# START OF Data in this exercise
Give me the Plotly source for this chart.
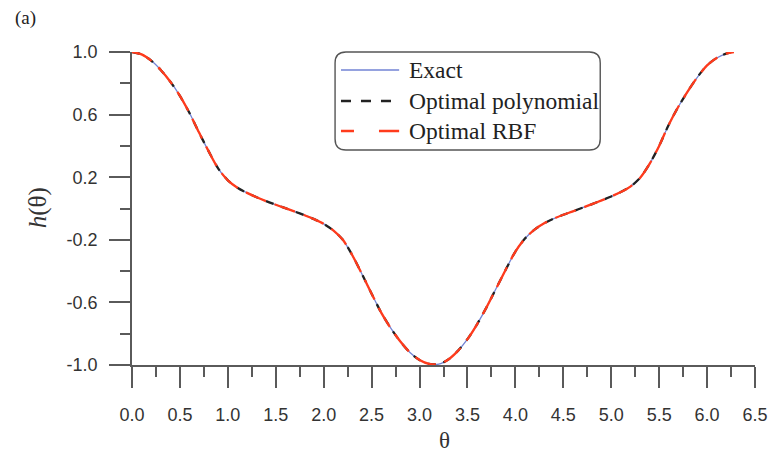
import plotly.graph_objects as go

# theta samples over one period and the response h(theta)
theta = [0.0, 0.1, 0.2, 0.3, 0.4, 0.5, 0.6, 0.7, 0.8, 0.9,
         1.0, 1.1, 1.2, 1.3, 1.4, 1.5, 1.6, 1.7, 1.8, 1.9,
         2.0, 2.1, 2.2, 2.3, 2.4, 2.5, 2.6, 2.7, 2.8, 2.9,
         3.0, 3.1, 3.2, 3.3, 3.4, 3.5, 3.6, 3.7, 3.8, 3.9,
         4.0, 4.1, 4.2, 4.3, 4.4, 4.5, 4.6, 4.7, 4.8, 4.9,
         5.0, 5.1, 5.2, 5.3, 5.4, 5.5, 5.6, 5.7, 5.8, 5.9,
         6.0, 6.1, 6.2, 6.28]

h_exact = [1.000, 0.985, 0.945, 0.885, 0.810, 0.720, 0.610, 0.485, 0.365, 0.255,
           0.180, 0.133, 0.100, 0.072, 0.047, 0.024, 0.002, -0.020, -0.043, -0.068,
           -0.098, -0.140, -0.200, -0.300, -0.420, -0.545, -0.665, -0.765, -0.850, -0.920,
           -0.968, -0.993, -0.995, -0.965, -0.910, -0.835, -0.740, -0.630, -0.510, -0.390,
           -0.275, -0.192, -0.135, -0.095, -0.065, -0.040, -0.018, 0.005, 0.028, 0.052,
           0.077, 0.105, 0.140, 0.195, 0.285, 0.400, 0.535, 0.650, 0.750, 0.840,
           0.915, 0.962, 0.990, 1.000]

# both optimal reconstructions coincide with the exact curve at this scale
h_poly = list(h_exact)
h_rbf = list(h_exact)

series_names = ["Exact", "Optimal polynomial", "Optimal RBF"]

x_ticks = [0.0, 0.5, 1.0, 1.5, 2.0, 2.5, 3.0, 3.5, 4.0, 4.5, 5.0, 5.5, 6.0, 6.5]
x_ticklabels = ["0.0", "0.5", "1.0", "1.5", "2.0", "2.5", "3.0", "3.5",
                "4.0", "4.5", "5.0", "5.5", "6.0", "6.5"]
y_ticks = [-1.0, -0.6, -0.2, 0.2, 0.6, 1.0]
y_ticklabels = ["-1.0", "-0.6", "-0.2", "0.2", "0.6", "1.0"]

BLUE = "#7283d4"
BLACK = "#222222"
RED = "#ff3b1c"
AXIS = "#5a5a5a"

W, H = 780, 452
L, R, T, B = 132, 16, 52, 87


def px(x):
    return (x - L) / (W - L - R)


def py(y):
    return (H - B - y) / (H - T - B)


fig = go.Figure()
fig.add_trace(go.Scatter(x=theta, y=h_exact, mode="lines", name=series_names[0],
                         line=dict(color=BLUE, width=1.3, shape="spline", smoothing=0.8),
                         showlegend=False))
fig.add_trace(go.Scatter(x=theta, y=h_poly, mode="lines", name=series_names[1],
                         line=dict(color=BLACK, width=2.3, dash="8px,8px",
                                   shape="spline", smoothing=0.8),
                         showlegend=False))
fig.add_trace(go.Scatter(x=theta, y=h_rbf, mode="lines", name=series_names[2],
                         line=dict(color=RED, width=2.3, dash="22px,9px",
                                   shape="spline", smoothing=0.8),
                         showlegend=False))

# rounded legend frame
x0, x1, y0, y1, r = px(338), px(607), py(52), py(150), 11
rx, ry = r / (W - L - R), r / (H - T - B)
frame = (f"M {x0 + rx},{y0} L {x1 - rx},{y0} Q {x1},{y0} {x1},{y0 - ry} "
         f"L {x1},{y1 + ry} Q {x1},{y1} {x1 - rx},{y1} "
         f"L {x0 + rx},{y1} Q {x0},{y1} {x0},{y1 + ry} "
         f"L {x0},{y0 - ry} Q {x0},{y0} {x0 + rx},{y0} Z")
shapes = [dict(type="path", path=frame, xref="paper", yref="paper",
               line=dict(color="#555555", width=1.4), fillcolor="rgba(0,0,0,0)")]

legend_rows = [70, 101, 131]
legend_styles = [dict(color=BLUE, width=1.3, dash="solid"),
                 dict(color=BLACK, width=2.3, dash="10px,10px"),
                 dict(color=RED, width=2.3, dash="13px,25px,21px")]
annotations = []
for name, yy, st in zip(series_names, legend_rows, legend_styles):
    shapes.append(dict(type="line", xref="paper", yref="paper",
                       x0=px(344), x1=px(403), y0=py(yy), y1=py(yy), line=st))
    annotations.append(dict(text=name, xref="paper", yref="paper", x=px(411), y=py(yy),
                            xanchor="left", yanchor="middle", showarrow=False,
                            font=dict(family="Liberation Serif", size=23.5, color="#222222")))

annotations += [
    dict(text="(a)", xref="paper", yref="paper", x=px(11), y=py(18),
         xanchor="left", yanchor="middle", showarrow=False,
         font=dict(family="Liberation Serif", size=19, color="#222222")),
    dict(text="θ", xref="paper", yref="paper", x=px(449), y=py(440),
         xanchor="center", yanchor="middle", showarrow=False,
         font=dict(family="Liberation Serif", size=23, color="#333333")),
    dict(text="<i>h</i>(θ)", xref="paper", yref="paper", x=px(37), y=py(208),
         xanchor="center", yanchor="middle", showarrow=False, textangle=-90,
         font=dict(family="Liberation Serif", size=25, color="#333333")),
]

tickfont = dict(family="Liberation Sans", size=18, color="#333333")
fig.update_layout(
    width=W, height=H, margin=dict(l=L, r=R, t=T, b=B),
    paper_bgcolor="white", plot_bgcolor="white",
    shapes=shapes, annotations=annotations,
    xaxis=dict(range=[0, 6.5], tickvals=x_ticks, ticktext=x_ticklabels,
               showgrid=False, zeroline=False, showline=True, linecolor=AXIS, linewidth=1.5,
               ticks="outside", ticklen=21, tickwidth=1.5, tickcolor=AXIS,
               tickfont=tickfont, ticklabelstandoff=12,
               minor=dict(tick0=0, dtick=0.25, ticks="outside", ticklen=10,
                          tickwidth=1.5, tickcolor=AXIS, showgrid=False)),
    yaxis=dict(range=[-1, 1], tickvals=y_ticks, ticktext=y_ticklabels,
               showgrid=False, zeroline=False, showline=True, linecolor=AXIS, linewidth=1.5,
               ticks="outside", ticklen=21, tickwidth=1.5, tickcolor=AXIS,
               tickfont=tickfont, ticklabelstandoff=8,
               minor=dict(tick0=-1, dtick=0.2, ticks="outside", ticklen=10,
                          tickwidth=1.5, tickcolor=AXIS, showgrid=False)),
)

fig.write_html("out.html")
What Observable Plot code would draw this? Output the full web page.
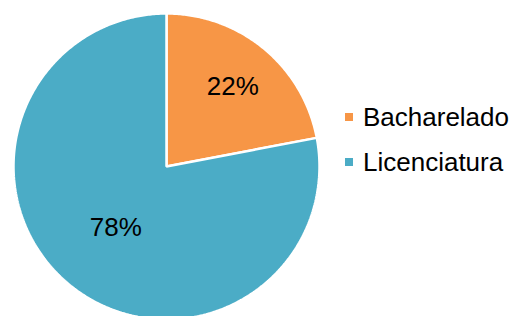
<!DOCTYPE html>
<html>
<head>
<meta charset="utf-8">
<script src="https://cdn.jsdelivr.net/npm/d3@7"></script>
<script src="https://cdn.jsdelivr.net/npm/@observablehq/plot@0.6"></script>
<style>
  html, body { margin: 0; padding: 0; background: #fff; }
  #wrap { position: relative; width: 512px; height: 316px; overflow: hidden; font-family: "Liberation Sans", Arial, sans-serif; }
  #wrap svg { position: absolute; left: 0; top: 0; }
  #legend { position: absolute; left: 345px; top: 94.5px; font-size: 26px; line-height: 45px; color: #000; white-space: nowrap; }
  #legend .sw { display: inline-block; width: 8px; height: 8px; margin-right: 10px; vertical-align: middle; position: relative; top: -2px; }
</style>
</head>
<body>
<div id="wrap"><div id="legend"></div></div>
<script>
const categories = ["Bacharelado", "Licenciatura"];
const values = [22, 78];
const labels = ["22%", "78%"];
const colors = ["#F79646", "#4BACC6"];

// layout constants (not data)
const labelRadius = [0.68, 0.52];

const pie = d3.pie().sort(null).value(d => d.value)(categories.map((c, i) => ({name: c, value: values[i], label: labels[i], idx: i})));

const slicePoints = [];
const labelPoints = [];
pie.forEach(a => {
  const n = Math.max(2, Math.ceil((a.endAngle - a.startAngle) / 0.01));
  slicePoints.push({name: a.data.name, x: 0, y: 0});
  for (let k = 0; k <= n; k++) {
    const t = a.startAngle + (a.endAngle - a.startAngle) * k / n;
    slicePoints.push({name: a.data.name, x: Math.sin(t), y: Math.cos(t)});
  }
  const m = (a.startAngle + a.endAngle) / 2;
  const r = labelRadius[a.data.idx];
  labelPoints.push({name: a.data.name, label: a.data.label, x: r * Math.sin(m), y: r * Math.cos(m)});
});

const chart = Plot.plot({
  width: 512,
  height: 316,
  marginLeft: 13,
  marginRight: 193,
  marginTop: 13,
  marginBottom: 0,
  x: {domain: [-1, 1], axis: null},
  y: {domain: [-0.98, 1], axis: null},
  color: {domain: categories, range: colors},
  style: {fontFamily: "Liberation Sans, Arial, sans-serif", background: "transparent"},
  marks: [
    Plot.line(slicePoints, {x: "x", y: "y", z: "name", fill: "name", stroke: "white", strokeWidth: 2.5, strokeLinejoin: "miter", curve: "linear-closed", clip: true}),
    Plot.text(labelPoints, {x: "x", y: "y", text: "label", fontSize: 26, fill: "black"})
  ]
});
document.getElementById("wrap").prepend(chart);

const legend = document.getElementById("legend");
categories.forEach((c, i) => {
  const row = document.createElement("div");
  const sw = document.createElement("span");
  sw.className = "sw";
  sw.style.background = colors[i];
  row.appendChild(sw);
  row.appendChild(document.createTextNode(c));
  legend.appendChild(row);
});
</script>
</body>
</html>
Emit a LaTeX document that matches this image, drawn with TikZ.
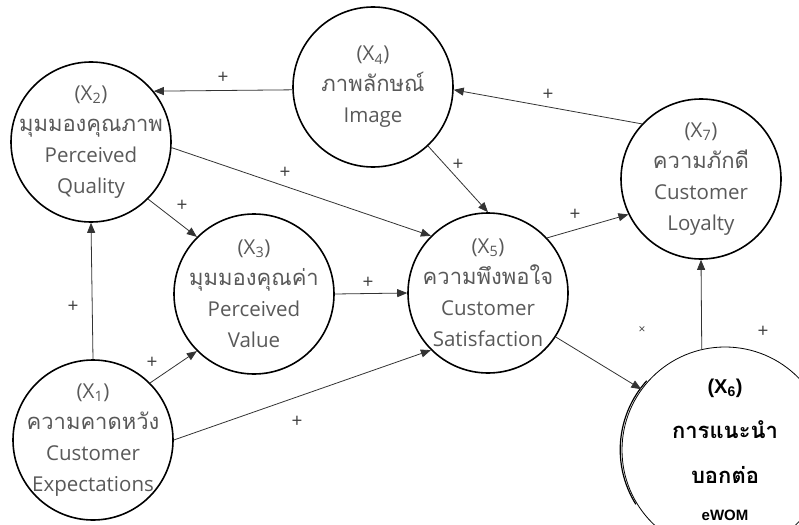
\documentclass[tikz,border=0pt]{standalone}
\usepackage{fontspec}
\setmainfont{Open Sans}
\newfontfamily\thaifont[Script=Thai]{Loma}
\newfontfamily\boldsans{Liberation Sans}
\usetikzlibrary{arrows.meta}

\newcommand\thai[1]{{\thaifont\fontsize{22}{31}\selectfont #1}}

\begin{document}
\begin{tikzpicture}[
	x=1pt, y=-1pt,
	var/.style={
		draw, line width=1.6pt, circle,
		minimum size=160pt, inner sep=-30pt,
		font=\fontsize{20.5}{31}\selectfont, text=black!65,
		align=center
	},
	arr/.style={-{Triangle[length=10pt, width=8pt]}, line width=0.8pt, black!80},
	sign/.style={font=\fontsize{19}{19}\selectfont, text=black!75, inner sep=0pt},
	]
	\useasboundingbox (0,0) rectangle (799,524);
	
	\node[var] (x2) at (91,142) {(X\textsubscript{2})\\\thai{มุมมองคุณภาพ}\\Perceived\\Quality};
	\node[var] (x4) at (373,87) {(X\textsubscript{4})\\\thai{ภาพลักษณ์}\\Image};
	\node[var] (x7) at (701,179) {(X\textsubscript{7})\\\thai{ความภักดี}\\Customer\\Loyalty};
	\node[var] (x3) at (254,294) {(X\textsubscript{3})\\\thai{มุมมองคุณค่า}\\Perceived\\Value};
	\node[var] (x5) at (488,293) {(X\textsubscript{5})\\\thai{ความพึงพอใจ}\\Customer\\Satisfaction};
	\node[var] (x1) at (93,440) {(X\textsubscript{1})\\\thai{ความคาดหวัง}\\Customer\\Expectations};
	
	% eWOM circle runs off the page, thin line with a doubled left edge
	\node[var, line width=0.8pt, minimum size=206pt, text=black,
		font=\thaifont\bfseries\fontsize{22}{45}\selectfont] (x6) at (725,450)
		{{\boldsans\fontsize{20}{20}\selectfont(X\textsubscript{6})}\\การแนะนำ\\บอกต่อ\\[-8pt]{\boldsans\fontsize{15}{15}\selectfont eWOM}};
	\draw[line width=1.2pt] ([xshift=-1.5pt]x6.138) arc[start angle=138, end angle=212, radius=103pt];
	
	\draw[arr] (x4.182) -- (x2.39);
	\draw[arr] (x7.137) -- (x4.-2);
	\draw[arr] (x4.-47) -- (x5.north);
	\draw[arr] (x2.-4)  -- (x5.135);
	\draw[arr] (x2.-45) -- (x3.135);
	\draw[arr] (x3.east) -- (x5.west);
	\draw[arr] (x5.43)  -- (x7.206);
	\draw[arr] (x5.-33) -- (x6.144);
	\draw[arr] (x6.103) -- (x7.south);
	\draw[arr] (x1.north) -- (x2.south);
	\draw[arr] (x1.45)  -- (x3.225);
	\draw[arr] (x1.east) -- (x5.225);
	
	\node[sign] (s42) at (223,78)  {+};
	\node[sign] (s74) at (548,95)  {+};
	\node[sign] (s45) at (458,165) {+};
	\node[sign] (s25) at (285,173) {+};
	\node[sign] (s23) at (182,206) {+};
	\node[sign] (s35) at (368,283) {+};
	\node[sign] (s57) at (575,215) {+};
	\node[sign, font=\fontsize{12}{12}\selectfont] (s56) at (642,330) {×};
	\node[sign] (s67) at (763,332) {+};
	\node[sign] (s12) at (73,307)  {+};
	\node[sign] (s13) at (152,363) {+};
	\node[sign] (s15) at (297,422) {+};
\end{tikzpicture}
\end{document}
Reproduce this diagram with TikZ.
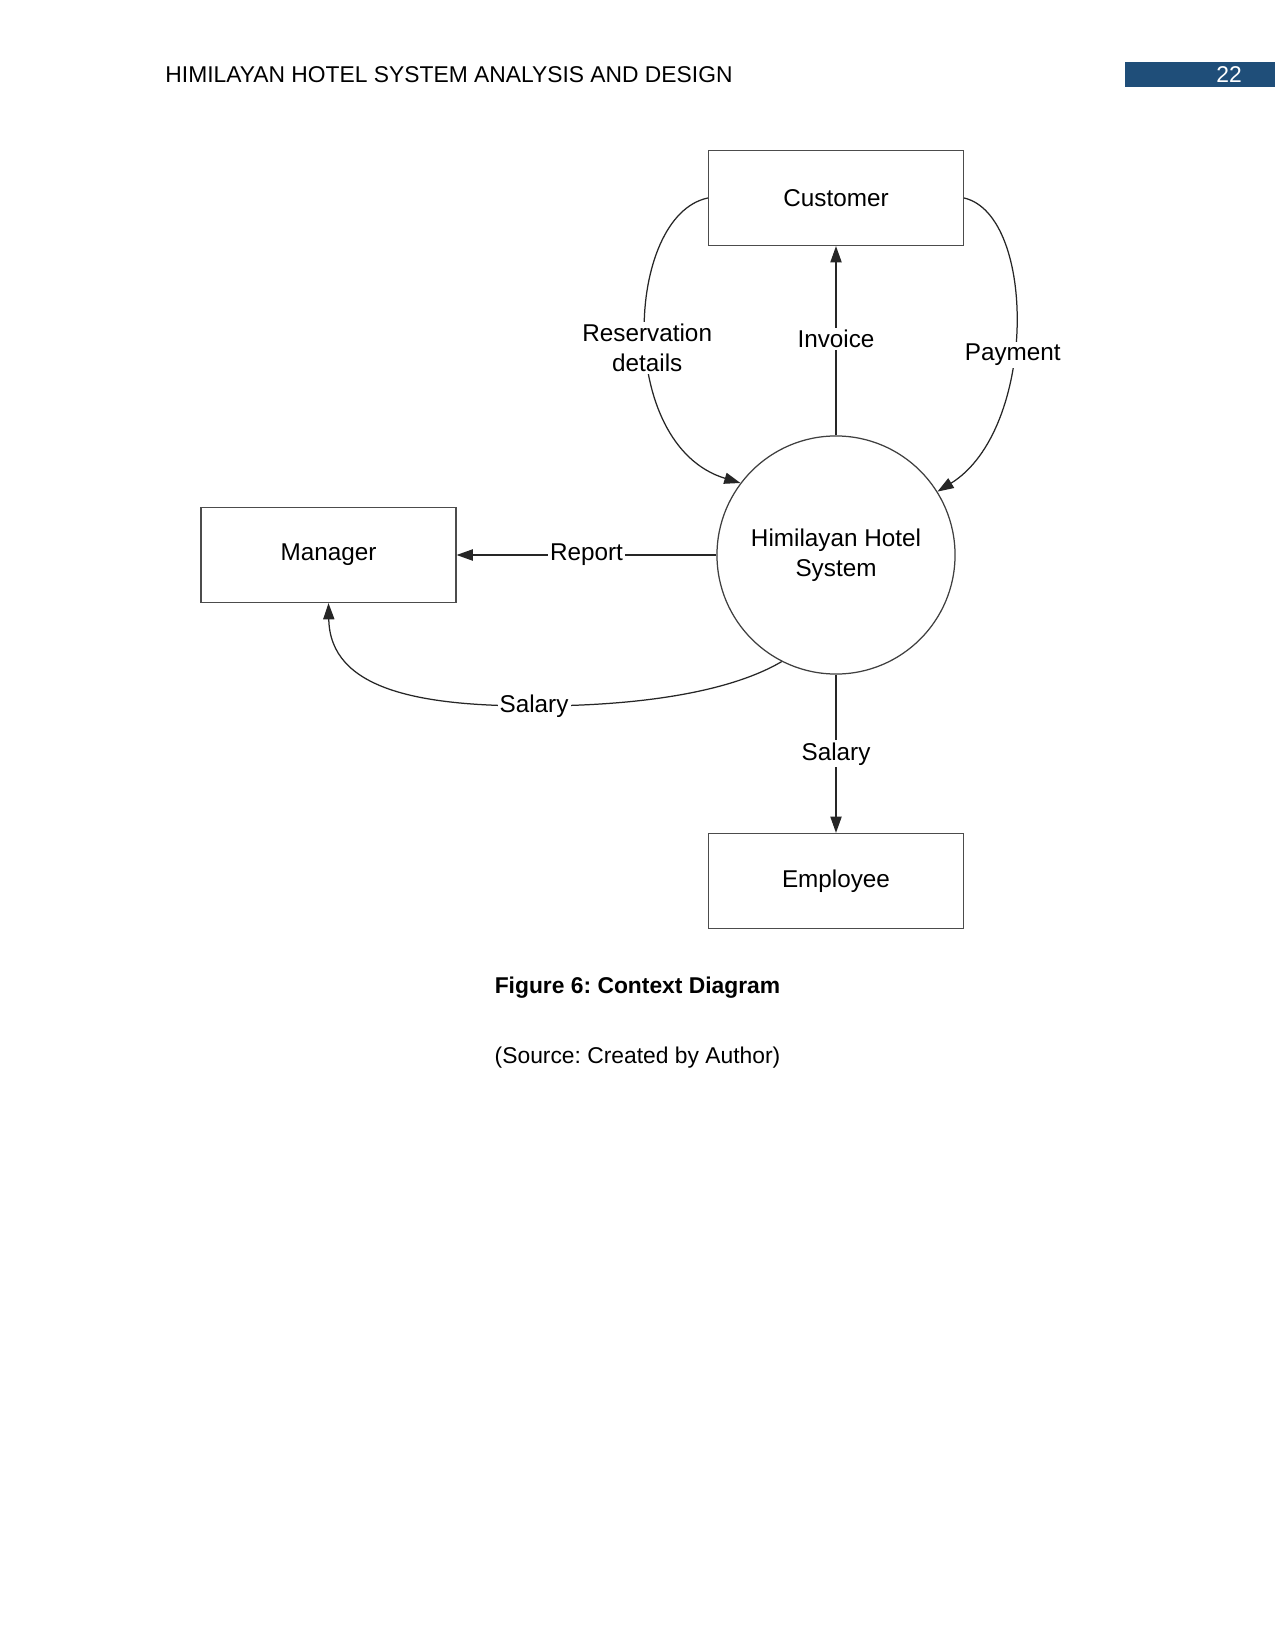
# END OF Data in this exercise
> **Written request**
From the line with "What Observable Plot" to the line with "const labelRadius = [0.68, 0.52];", set down those lines word for word and only those, counting both ends. Pictures stay out of the copy.

> **Answer to the task**
What Observable Plot code would draw this? Output the full web page.
<!DOCTYPE html>
<html>
<head>
<meta charset="utf-8">
<script src="https://cdn.jsdelivr.net/npm/d3@7"></script>
<script src="https://cdn.jsdelivr.net/npm/@observablehq/plot@0.6"></script>
<style>
  html, body { margin: 0; padding: 0; background: #fff; }
  #wrap { position: relative; width: 512px; height: 316px; overflow: hidden; font-family: "Liberation Sans", Arial, sans-serif; }
  #wrap svg { position: absolute; left: 0; top: 0; }
  #legend { position: absolute; left: 345px; top: 94.5px; font-size: 26px; line-height: 45px; color: #000; white-space: nowrap; }
  #legend .sw { display: inline-block; width: 8px; height: 8px; margin-right: 10px; vertical-align: middle; position: relative; top: -2px; }
</style>
</head>
<body>
<div id="wrap"><div id="legend"></div></div>
<script>
const categories = ["Bacharelado", "Licenciatura"];
const values = [22, 78];
const labels = ["22%", "78%"];
const colors = ["#F79646", "#4BACC6"];

// layout constants (not data)
const labelRadius = [0.68, 0.52];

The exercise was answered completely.